According to details obtained by the San Jose Mercury News, the Bruins reported a shocking $18.9 million deficit for the recent 2018-19 fiscal year. This was the result of $108.4 million in revenue and $127.3 million in outgoing expenses.

“A confluence of events over the past two years led us to this point,” AD Dan Guerrero said in a statement to the paper, “and while it is unusual for us, we expect this shortfall can be mitigated.

“The investments made into our football and men’s basketball programs will pay off, ticket sales will normalize and one-time expenses will be paid.”

Those investments included a nearly 30 percent increase in the football program’s funding since the hire of Chip Kelly in late 2017. While former head coach Jim Mora’s buyout (nearly $12.5 million) was recorded in the previous year’s budget, the effects of it naturally carried over and created an even tricker situation when basketball coach Steve Alford’s buyout was thrown in for 2019.

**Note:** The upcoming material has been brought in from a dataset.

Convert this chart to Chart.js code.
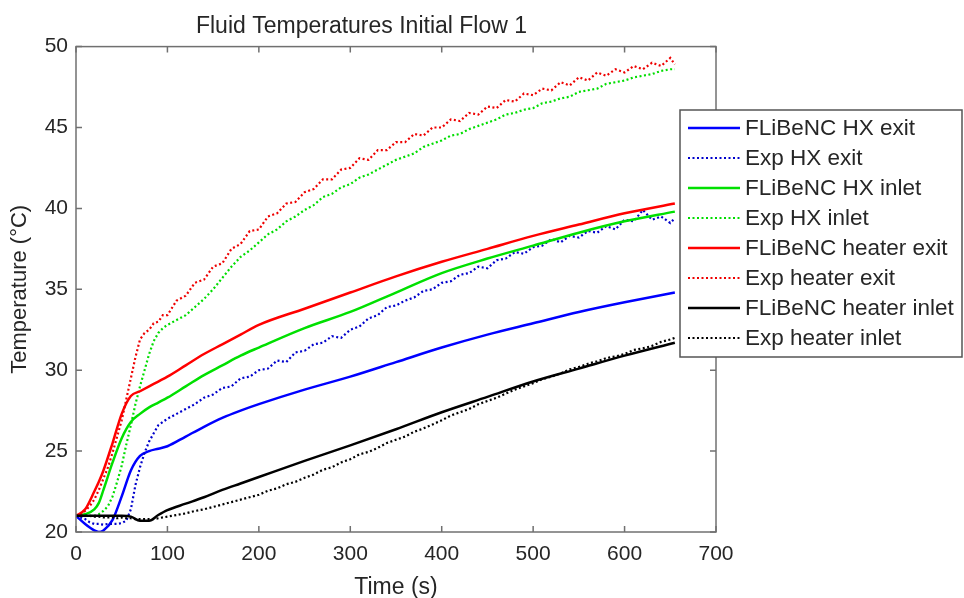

In addition to buyouts, the grocery bill seemed to play a pretty big factor in the deficit as well. While this doesn’t appear to just be the case of switching from Albertsons to Whole Foods, under Kelly the program’s budget for nutrition ballooned from just a shade under $1 million to nearly $5.4 million last year. Add in decreased ticket sales in football (down $3.5 million from projections) after a disappointing year and increased costs from other places in the department and you can see how UCLA quickly went from being in the black into the red.

Needless to say, that puts even more pressure on Kelly and company to help turn things around in 2020. Things in Westwood haven’t been rosy in some time in the major revenue-producing sports and it seems it’s finally caught up to the folks in powder blue.